Cheney, daughter of former Vice President Dick Cheney, has repeatedly rebuked Trump for his oft-repeated falsehood that his 2020 reelection was fraudulently stolen from him and for his encouragement of supporters who assaulted the Capitol on Jan. 6.
On Wednesday she lashed out again. “If you want leaders who will enable and spread his destructive lies, I’m not your person,” she told colleagues before the vote, according to a person who provided her remarks. “You have plenty of others to choose from. That will be their legacy.”
What they’re saying
Just minutes after she accused her fellow Republicans of dishonestly buttressing Trump, House Minority Leader Kevin Mccarthy, R-calif., told reporters at the White House, “I don’t think anybody is questioning the legitimacy of the presidential election. I think that is all over with.”
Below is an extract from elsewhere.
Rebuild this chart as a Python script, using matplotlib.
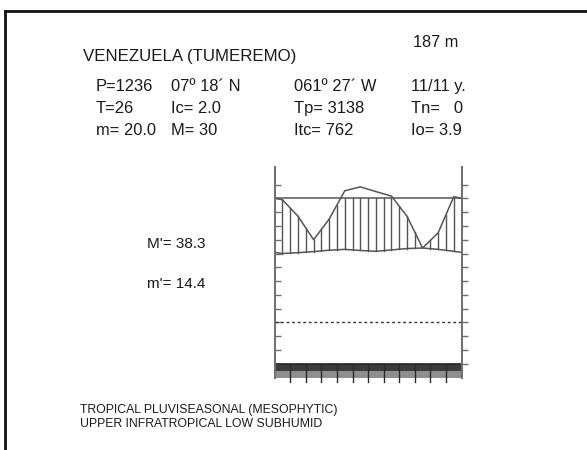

Mccarthy spoke a week after Trump released a statement saying, “The Fraudulent Presidential Election of 2020 will be, from this day forth, known as THE BIG LIE!”
Cheney’s critics say her offense wasn’t her view of Trump but her persistence in publicly expressing it, undermining unity. Several also say GOP voters’ allegiance to Trump means the party’s electoral prospects without him would be dismal.
What’s next for Cheney
Cheney, 54, would seem to have an uphill climb in her quest to redirect the GOP away from Trump.
She’s told Republicans she’s not quitting Congress and will run for reelection, but she will have to survive a near-certain GOP primary challenge from a Trump-recruited opponent. Even if she returns to the House, it is unclear how loud her voice will be inside a party that has all but disowned her.
And though she has establishment lineage and embraces GOP conservative stances, it almost seems the party has evolved out from under her.
Polls show Trump’s hold is deep and wide on the party’s voters. And many of the timetested conservative views she and her father share — including a belief in assertively projecting U.S. military force abroad — have lost ground to Trump’s inward-focused America First agenda.
“What happened today was sad,” said Rep. Adam Kinzinger, R-ill., another Trump critic and one of the few Republicans who have publicly defended her. “Liz committed the only sin of being consistent and telling the truth. The truth is that the election was not stolen.”
Hard-right conservatives, among Cheney’s fiercest critics, were exultant.
“Na na na na, na na na na, hey hey, goodbye Liz Cheney,” tweeted Rep. Madison Cawthorn of North Carolina.